Dans son rapport, le coroner Bernard Lefrançois conclut que le « problème majeur » des autochtones est le « régime d'apartheid dans lequel [ils] sont plongés depuis 150 ans sinon plus ». En entrevue, la ministre Bennett n'a pas répété le mot « apartheid » quand on lui a demandé si elle était d'accord avec la comparaison du coroner Lefrançois. Le gouvernement Trudeau veut plutôt « décoloniser » la relation entre le Canada et les Premières Nations. « C'est nous qui devons décoloniser, répond la ministre Bennett. Nous devons aller vers l'autodétermination [des peuples autochtones]. [La Loi sur les Indiens] est totalement discriminatoire. [...] Nous devons changer le système, faire en sorte que ce paternalisme et ces pratiques coloniales cessent. »

UNE LIGNE TÉLÉPHONIQUE DE PRÉVENTION DU SUICIDE EN INNU ?

Le coroner québécois recommande aussi à Ottawa d'offrir des services de prévention du suicide - notamment une ligne téléphonique d'urgence - dans la langue des communautés autochtones. En octobre dernier, Ottawa a créé une telle ligne téléphonique en trois langues autochtones (cri, ojibwa et inuktitut), mais pas en innu ou en naskapi, les deux langues des communautés autochtones faisant l'objet du rapport du coroner. Ottawa n'a pas décidé si la ligne téléphonique sera offerte en d'autres langues autochtones, mais la ministre Bennett montre une ouverture. « L'accessibilité est notre objectif numéro un. [...] J'imagine que l'accessibilité doit y être », dit-elle.

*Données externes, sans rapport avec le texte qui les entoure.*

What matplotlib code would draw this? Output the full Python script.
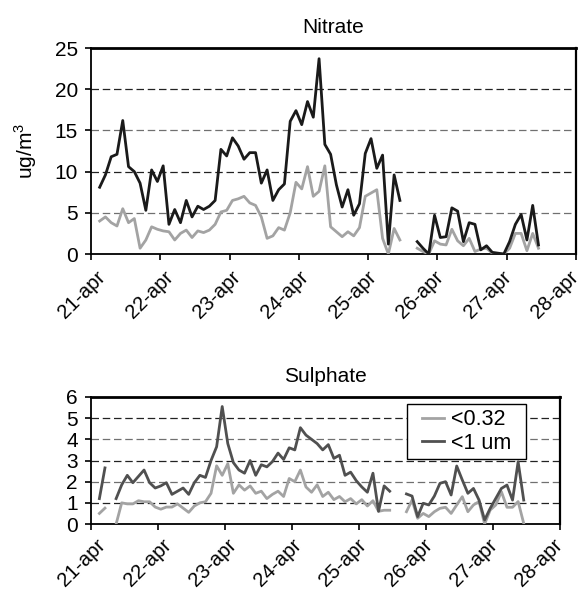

La ministre Bennett s'intéresse aussi aux programmes de thérapie axés sur des séjours prolongés en forêt recommandés par le Bureau du coroner du Québec. « Être fiers de leur histoire, être capables de parler leur langue est si important pour les jeunes autochtones, dit-elle. C'est l'antidote aux écoles résidentielles [autochtones], la façon d'aller de l'avant en décolonisant. [...] Nous devons prévenir ces tragédies. [...] Nous ne voulons pas que les communautés, les familles, les personnes tombent à travers les mailles du filet. Comment pouvons-nous travailler ensemble pour faire un meilleur travail ? Nous tentons de faire tout ce que nous pouvons. »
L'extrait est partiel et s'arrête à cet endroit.